Defendant also claims his ability to elect to testify regarding the Red Rock and Aliante robberies will be limited if joinder is granted. But, “[i]f a defendant seeks severance because he wishes to testify on some counts and not others, he must show that he has important testimony to give on some counts and a strong need to refrain from testifying on those he wants severed.” United States v. Nolan, 700 F.2d 479, 483 (9th Cir. 1983) (internal citation omitted). In sum, a general request, such as the one here-based on Defendant's presumed potential decision to testify as to his whereabouts on the dates of the Red Rock and Aliante robberies-is a request based on Defendant's right “to choose his strategic weapon[]”; that is, his right waive his Fifth Amendment right not to testify. Id. As stated in Nolan, “[e]very time a defendant decides whether to testify, he must weigh the possibility that the testimony he gives may later be used against him.” Id. (Internal citation omitted.) Thus, “[i]n effect, ... [Defendant] asks this court to allow him to choose his strategic weapons without regard to the needs of the judicial system. His desire to preserve his options does not meet the ... standard of a strong need to refrain from testifying.” Id. (Internal citation omitted.)
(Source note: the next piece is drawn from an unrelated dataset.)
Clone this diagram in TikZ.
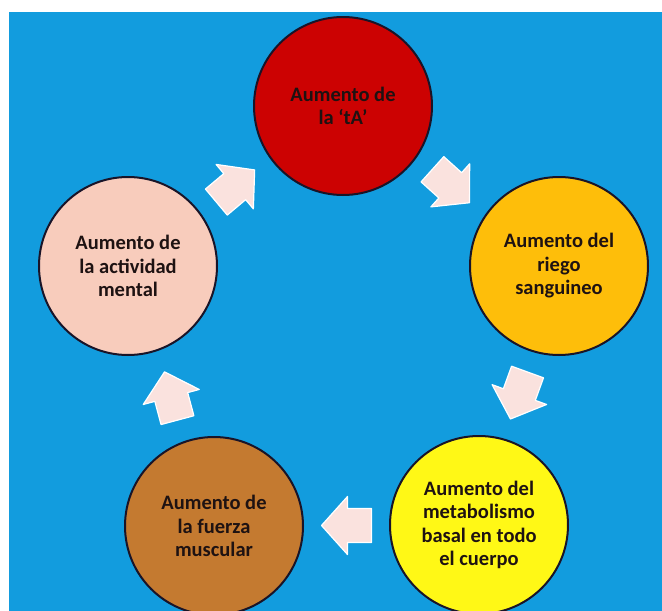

Serious consideration must be given to judicial economy. Severance should be granted “only if there is a serious risk that” a single trial on multiple counts will compromise a specific trial right of the defendant “or prevent the jury from making a reliable judgment about guilt or innocence.” Id. Generally, “[l]ess drastic measures, such as limiting instructions, often will suffice to cure any risk of prejudice.” Zafiro, 506 at 539 (internal citations omitted).
The Court finds Defendant has not met his burden. Defendant fails to proffer evidence that allows the Court to conclude prejudice he may suffer is so great that severance is required. Defendant provides nothing upon which the Court can rely to warrant an exercise of discretion to order severance.
III. Order.
Accordingly, and based on the foregoing, IT IS HEREBY ORDERED that Defendant Rogers' Motion to Sever (ECF No. 48) is DENIED.